Poets Never Sleep
Percy Bysshe Shelley (August 4, 1792 – July 8, 1822) – Poet, philosopher, revolutionary, the patron of all Romantic Poets and of all artists with beating hearts and breathing souls. – Painting by the English marine painter Alfred Clint (1807-1883).
For Shelley…
One hundred ninety years ago, today, you passed through the ethereal veil to the other side. Yet your voice remains with us. Your words as true today as then. I have heard it said that no one wants to be a romantic anymore, everyone wants peace. But I much prefer your defense of poetry. I much prefer your youthful conscience to that of the cautiousness of age. We miss you Percy, we miss you with hearts full of Romantic idealism.
Poets never sleep
For daylight is too short to weep
Darkness alone our resolve seeks
The world needs a conscience, a soul that speaks
Watchful, Poets are
From beside and from afar
Tired like larks chained in a cage
The hand that wipes the tears, shakes a fist in rage
We dream when the sun blinds us after a sleepless night
But it is the dusk that invigorates the fight
The Muse is a Mistress without shame
Forget glory, forget even fame
The labors of Poets are those of Sisyphus
Or perhaps the toils of Jan Hus
We’re a strange lot, we Poets, sleepless and lost
Handed a blank page we fill it at blood’s cost
A collaboration with the dead
The loss of bed and pillow for words to be read
And if we run out of room on the sheet of paper
There is always the night from which to borrow later
Poets never sleep
Someone has to sing, mourn, weep.
July 8, 2012
In 1821, one year before Percy Bysshe Shelley left our world, he penned his artistic thesis “A Defence of Poetry” – the central tenet of which is that “Poets are the unacknowledged legislators of the world.” He left this work as a warning and as an instruction set for the Poets who were to follow in his tradition. That the purpose of Poets is clear.
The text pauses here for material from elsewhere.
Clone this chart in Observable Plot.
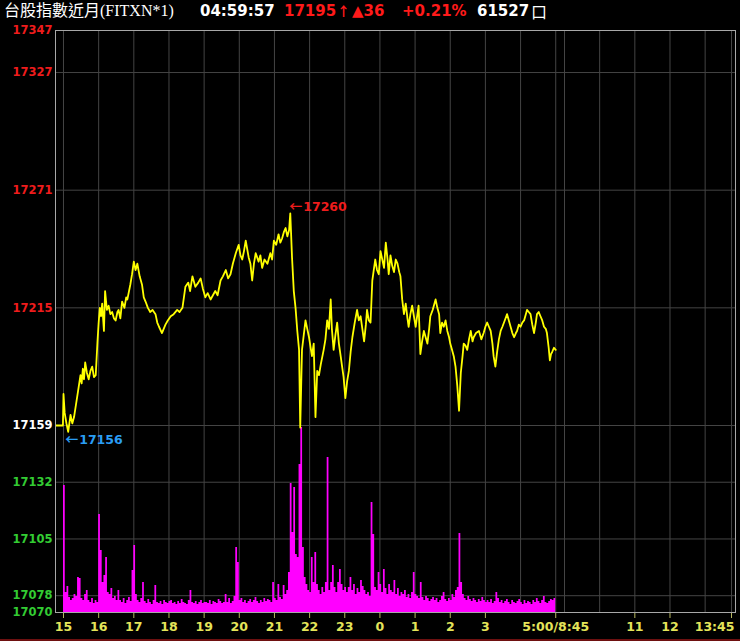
<!DOCTYPE html>
<html><head><meta charset="utf-8">
<script src="https://cdn.jsdelivr.net/npm/d3@7"></script>
<script src="https://cdn.jsdelivr.net/npm/@observablehq/plot@0.6"></script>
<style>
html,body{margin:0;padding:0;background:#000;}
#wrap{position:relative;width:740px;height:641px;background:#000;overflow:hidden;}
#hdr{position:relative;height:22px;}
#hdr span{position:absolute;top:2px;white-space:nowrap;line-height:18px;}
.t{font-family:"Liberation Serif","Noto Sans CJK TC",serif;font-size:16px;color:#fff;}
.b{font-family:"DejaVu Sans",sans-serif;font-weight:bold;font-size:15px;}
#chart svg{display:block;}
#redline{position:absolute;left:0;top:639px;width:740px;height:2px;background:#6e1010;}
</style></head>
<body>
<div id="wrap">
  <div id="hdr">
    <span class="b" style="left:4px;font-family:'Liberation Serif','Noto Sans CJK TC',serif;font-weight:normal;font-size:16px;color:#fff">台股指數近月(FITXN*1)</span>
    <span class="b" style="left:200px;color:#fff">04:59:57</span>
    <span class="b" style="left:284px;color:#ff1a1a">17195</span>
    <span class="b" style="left:337px;color:#ff1a1a;font-family:'Noto Sans CJK TC';font-size:13px">↑</span>
    <span class="b" style="left:352px;color:#ff1a1a">▲36</span>
    <span class="b" style="left:402px;color:#ff1a1a">+0.21%</span>
    <span class="b" style="left:477px;color:#fff">61527</span>
    <span class="b" style="left:531px;font-family:'Noto Sans CJK TC';font-weight:normal;font-size:16px;color:#fff">口</span>
  </div>
  <div id="chart"></div>
  <div id="redline"></div>
</div>
<script>
// minutes since 15:00 (night session 15:00-05:00 = 0..840, day session 8:45-13:45 = 840..1140)
const priceTimes = [-13,-1,0,2,5,8,12,15,18,23,29,31,33,35,37,40,43,46,49,52,55,58,60,62,64,66,69,71,74,77,80,83,86,89,92,94,97,100,104,107,109,114,117,120,123,126,130,134,137,140,144,148,152,157,160,163,168,171,174,178,183,188,194,198,203,208,213,216,220,225,230,234,238,242,246,251,255,259,263,268,272,277,281,285,289,294,299,302,305,308,311,316,319,322,325,328,333,336,339,343,348,353,356,359,363,367,370,373,376,379,382,385,387,390,393,396,399,402,404,407,410,413,416,419,424,427,430,433,436,439,444,447,450,453,456,458,461,464,467,470,473,476,478,481,484,487,490,493,497,501,504,507,510,513,516,518,521,524,527,530,532,535,538,541,544,547,550,553,555,558,561,564,567,570,573,575,578,581,584,587,589,592,595,598,601,604,606,609,612,615,618,621,624,626,630,635,638,641,643,646,649,652,655,658,660,663,666,669,672,675,678,681,683,686,689,692,695,698,700,704,709,713,717,720,723,726,729,732,734,737,740,743,746,749,753,757,760,763,766,769,772,774,777,780,783,786,789,791,794,797,800,803,806,808,811,814,817,820,823,825,828,830,832,834,837,840];
const prices = [17159,17159,17174,17165,17160,17156,17164,17160,17163,17172,17183,17179,17186,17181,17189,17184,17181,17185,17187,17182,17183,17199,17208,17215,17211,17217,17204,17223,17214,17216,17212,17213,17210,17209,17213,17214,17210,17218,17215,17220,17219,17226,17231,17237,17233,17236,17230,17226,17220,17218,17215,17213,17214,17212,17208,17206,17203,17205,17207,17209,17211,17212,17214,17213,17215,17225,17227,17223,17230,17225,17227,17229,17224,17220,17222,17219,17221,17223,17221,17228,17230,17233,17229,17231,17236,17241,17245,17240,17238,17242,17247,17239,17236,17228,17236,17241,17237,17240,17234,17238,17236,17241,17238,17247,17245,17250,17246,17248,17251,17253,17249,17252,17260,17239,17223,17215,17204,17195,17158,17195,17202,17209,17205,17201,17192,17198,17163,17185,17183,17188,17195,17200,17209,17205,17219,17205,17195,17202,17208,17198,17192,17186,17182,17172,17180,17185,17194,17201,17208,17214,17209,17211,17205,17199,17207,17214,17209,17208,17228,17234,17238,17233,17231,17242,17238,17234,17246,17238,17231,17240,17235,17232,17238,17236,17232,17230,17219,17212,17217,17210,17206,17212,17216,17211,17206,17212,17216,17193,17199,17204,17201,17198,17205,17211,17214,17219,17215,17212,17203,17208,17206,17209,17204,17201,17198,17195,17192,17187,17178,17166,17184,17192,17198,17197,17195,17200,17204,17199,17201,17203,17204,17200,17203,17206,17208,17206,17204,17198,17192,17187,17194,17200,17204,17206,17209,17212,17209,17206,17203,17201,17203,17204,17207,17206,17208,17209,17212,17214,17213,17212,17207,17203,17208,17212,17213,17211,17209,17206,17205,17203,17196,17190,17193,17194,17196,17195];

// volume per 3-minute bin from 15:00 (relative heights)
const volumeBins = [127,20,26,15,12,14,18,16,35,34,14,12,18,22,12,10,14,9,12,10,
98,62,30,37,55,20,18,24,14,16,12,
22,12,10,14,9,12,15,11,42,67,18,
12,10,14,30,11,9,13,10,8,12,27,10,9,11,8,12,10,9,11,
12,9,10,8,11,9,13,10,9,8,12,22,10,9,11,8,10,12,9,10,
10,9,12,8,11,10,9,13,11,9,10,18,10,14,9,11,16,65,50,12,
14,10,12,9,11,13,10,12,15,11,9,12,10,14,11,13,12,10,30,14,12,28,15,13,27,18,
22,40,129,80,125,58,55,148,185,65,35,28,22,20,
55,30,60,28,22,18,25,20,30,155,22,30,47,25,20,30,43,28,22,25,
20,25,35,22,28,18,24,20,32,26,22,18,20,16,110,78,
25,22,40,28,20,43,24,18,28,22,20,32,18,24,16,20,18,22,15,18,14,20,40,18,
16,14,30,15,12,16,14,11,13,15,12,14,10,12,16,20,13,11,14,12,18,15,22,25,79,30,18,14,12,16,13,11,14,12,10,13,11,15,12,10,
12,10,13,9,11,20,14,10,12,9,11,13,10,8,12,10,9,11,13,10,8,12,9,11,10,8,12,10,14,11,9,12,16,10,9,11,13,12,14];
const binMinutes = 3;

const yTicks = [17347, 17327, 17271, 17215, 17159, 17132, 17105, 17078, 17070];
const refPrice = 17159;
const xTickMinutes = [0,60,120,180,240,300,360,420,480,540,600,660,720,840,975,1035,1140];
const xTickLabels = ["15","16","17","18","19","20","21","22","23","0","1","2","3","5:00/8:45","11","12","13:45"];
const gridMinutes = [0,60,120,180,240,300,360,420,480,540,600,660,720,780,840,855,915,975,1035,1095,1140];
const highPoint = {m: 387, p: 17260, label: "17260"};
const lowPoint = {m: 8, p: 17156, label: "17156"};

const price = priceTimes.map((m, i) => ({m, p: prices[i]}));
const vol = volumeBins.map((v, i) => ({m: i * binMinutes, v}));
vol.push({m: volumeBins.length * binMinutes, v: 0});
const yMin = 17070, yMax = 17347;
const volToPrice = (yMax - yMin) / 582; // one volume unit = one pixel of height

const lastTick = xTickMinutes[xTickMinutes.length - 1];
const xLabels = xTickMinutes.map((m, i) => ({m, label: xTickLabels[i]}));
const arrowFont = "Noto Sans CJK TC";

const chart = Plot.plot({
  width: 740, height: 619,
  marginLeft: 55, marginRight: 5, marginTop: 8, marginBottom: 29,
  style: {background: "#000", color: "#b8b860", fontFamily: "DejaVu Sans", fontSize: "12.5px", fontWeight: "bold"},
  x: {type: "linear", domain: [-13.65, 1146.8], ticks: xTickMinutes,
      tickFormat: () => "", tickSize: 6, label: null},
  y: {domain: [yMin, yMax], axis: null},
  marks: [
    Plot.ruleY(yTicks, {stroke: "#444"}),
    Plot.ruleX(gridMinutes, {stroke: "#444"}),
    Plot.areaY(vol, {x: "m", y1: yMin, y2: d => yMin + d.v * volToPrice, curve: "step-after", fill: "#ff00ff"}),
    Plot.line(price, {x: "m", y: "p", stroke: "#ffff00", strokeWidth: 1.8}),
    Plot.frame({stroke: "#a8a8a8"}),
    Plot.text(xLabels.filter(d => d.m !== lastTick), {x: "m", frameAnchor: "bottom", text: "label", dy: 18, fill: "#e4e45a", fontSize: 12.5}),
    Plot.text(xLabels.filter(d => d.m === lastTick), {x: "m", frameAnchor: "bottom", text: "label", textAnchor: "end", dx: 3, dy: 18, fill: "#e4e45a", fontSize: 12.5}),
    Plot.text(yTicks.filter(d => d > refPrice), {frameAnchor: "left", y: d => d, text: d => String(d), textAnchor: "end", dx: -3, fill: "#ee1c1c", fontSize: 11.5}),
    Plot.text(yTicks.filter(d => d === refPrice), {frameAnchor: "left", y: d => d, text: d => String(d), textAnchor: "end", dx: -3, fill: "#ffffff", fontSize: 11.5}),
    Plot.text(yTicks.filter(d => d < refPrice), {frameAnchor: "left", y: d => d, text: d => String(d), textAnchor: "end", dx: -3, fill: "#33cc33", fontSize: 11.5}),
    Plot.text([highPoint], {x: "m", y: "p", text: () => "←", fontFamily: arrowFont, textAnchor: "start", dx: -1, dy: -6, fill: "#ee1c1c", fontSize: 13}),
    Plot.text([highPoint], {x: "m", y: "p", text: "label", textAnchor: "start", dx: 13, dy: -6, fill: "#ee1c1c", fontSize: 12.5}),
    Plot.text([lowPoint], {x: "m", y: "p", text: () => "←", fontFamily: arrowFont, textAnchor: "start", dx: -3, dy: 8, fill: "#2a9df4", fontSize: 13}),
    Plot.text([lowPoint], {x: "m", y: "p", text: "label", textAnchor: "start", dx: 11, dy: 8, fill: "#2a9df4", fontSize: 12.5})
  ]
});
document.getElementById("chart").appendChild(chart);
</script>
</body></html>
Shelley was part of the Romantic movement, but far from being only an idealist, or dreamer, he was also a keen student of the failure of mankind: for most of humanity happiness and safety is more important than doing the right thing. That is why God gave man a conscience – that conscience in the social organism is fulfilled by the artists – and principle among them the Poets.